É complicado aceitar
que nossos heróis e rainhas já não estão no controle da situação.
Estão frágeis e um pouco esquecidos, têm este direito, mas
seguimos exigindo deles a energia de uma usina.
Não admitimos suas
fraquezas, seu desânimo.
Ficamos irritados se
eles se atrapalham com o celular e ainda temos a cara-de-pau de
corrigi-los quando usam expressões em desuso: calça de brim? frege?
auto de praça?
Em vez de aceitarmos
com serenidade o fato de que as pessoas adotam um ritmo mais lento
com o passar dos anos, simplesmente ficamos irritados por eles terem
traído nossa confiança, a confiança de que seriam indestrutíveis
como os super-heróis.
Provocamos discussões
inúteis e os enervamos com nossa insistência para que tudo siga
como sempre foi.
Essa nossa intolerância só pode ser medo.
Medo de
perdê-los, e medo de perdermos a nós mesmos, medo de também
deixarmos de ser lúcidos e joviais.
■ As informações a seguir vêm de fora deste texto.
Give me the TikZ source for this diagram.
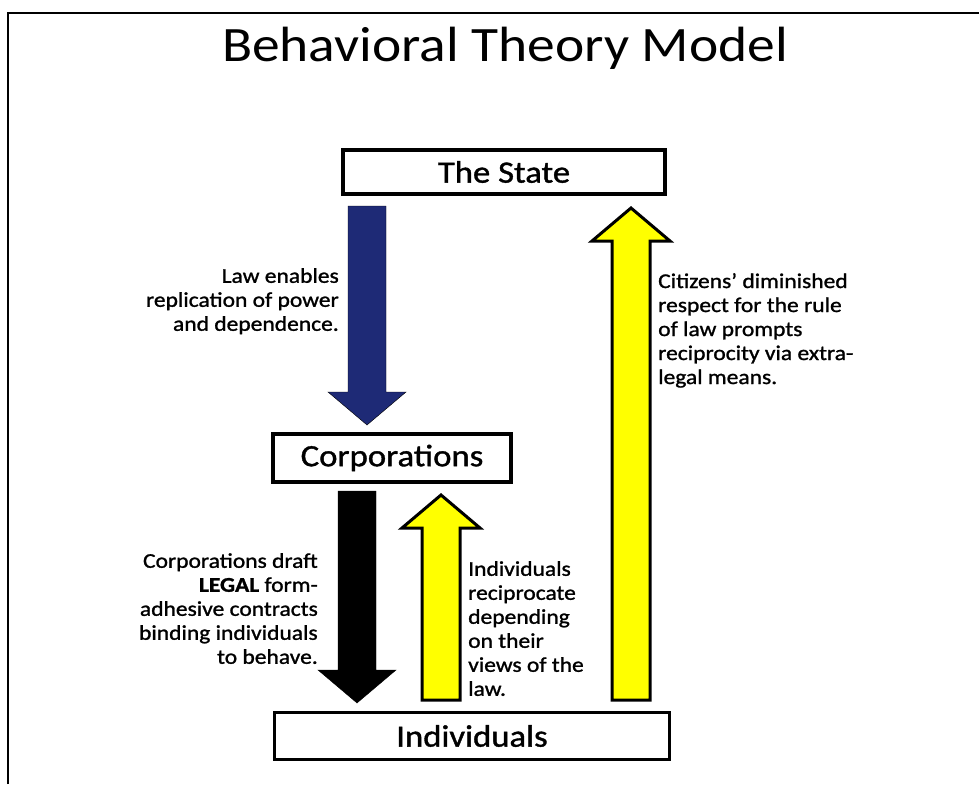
\documentclass[tikz,border=0pt]{standalone}
\usepackage{fontspec}
\setmainfont{Carlito}[FakeStretch=1.12]
\newfontfamily\notefont{Carlito}[FakeStretch=1.12, FakeBold=1.2]
\usetikzlibrary{calc}

\definecolor{lawblue}{RGB}{30,42,118}
\definecolor{flowyellow}{RGB}{255,255,0}

% block arrow from #2 (tail) to #3 (tip)
\newcommand{\fatarrow}[3][]{%
  \coordinate (fa-base) at ($(#3)!33pt!(#2)$);
  \draw[#1] ($(#2)!19pt!90:(#3)$) -- ($(fa-base)!19pt!90:(#3)$)
    -- ($(fa-base)!39pt!90:(#3)$) -- (#3) -- ($(fa-base)!39pt!-90:(#3)$)
    -- ($(fa-base)!19pt!-90:(#3)$) -- ($(#2)!19pt!-90:(#3)$) -- cycle;}

\begin{document}
\begin{tikzpicture}[x=1pt, y=-1pt,
    box/.style={draw, line width=3.5pt, inner sep=0pt, font=\notefont\fontsize{31}{36}\selectfont},
    note/.style={inner sep=0pt, font=\notefont\fontsize{21}{24}\selectfont},
    outlined/.style={draw=black, line width=3pt, line join=miter}]
  \useasboundingbox (0,0) rectangle (979,784);
  \draw[line width=2.5pt] (8,784) -- (8,13) -- (979,13);

  \node (title) at (505,48) {\fontsize{49.5}{55}\selectfont Behavioral Theory Model};

  % the three levels
  \node[box, minimum width=322, minimum height=44] (state) at (504,172) {The State};
  \node[box, minimum width=238, minimum height=48] (corp) at (392,458) {Corporations};
  \node[box, minimum width=395, minimum height=47] (indiv) at (472,736) {Individuals};

  % arrow ends
  \coordinate (law-tail) at (367,206);
  \coordinate (law-tip) at (367,425);
  \coordinate (contract-tail) at (357,491);
  \coordinate (contract-tip) at (357,703);
  \coordinate (recip-tail) at (441,700);
  \coordinate (recip-tip) at (441,495);
  \coordinate (extra-tail) at (631,700);
  \coordinate (extra-tip) at (631,208);

  \fatarrow[fill=lawblue]{law-tail}{law-tip}
  \fatarrow[fill=black]{contract-tail}{contract-tip}
  \fatarrow[fill=flowyellow, outlined]{recip-tail}{recip-tip}
  \fatarrow[fill=flowyellow, outlined]{extra-tail}{extra-tip}

  % labels
  \node[note, align=right, anchor=north east] (lawtext) at (339,268)
    {Law enables\\replication of power\\and dependence.};
  \node[note, align=left, anchor=north west] (extratext) at (658,273)
    {Citizens’ diminished\\respect for the rule\\of law prompts\\reciprocity via extra-\\legal means.};
  \node[note, align=right, anchor=north east] (contracttext) at (318,553)
    {Corporations draft\\\textbf{LEGAL} form-\\adhesive contracts\\binding individuals\\to behave.};
  \node[note, align=left, anchor=north west] (reciptext) at (468,561)
    {Individuals\\reciprocate\\depending\\on their\\views of the\\law.};
\end{tikzpicture}
\end{document}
É uma enrascada essa tal de
passagem do tempo.
Nos ensinam a tirar
proveito de cada etapa da vida, mas é difícil aceitar as etapas
dos outros, ainda mais quando os outros são papai e mamãe, nossos
alicerces, aqueles para quem sempre podíamos voltar, e que agora
estão dando sinais de que um dia irão partir sem nós.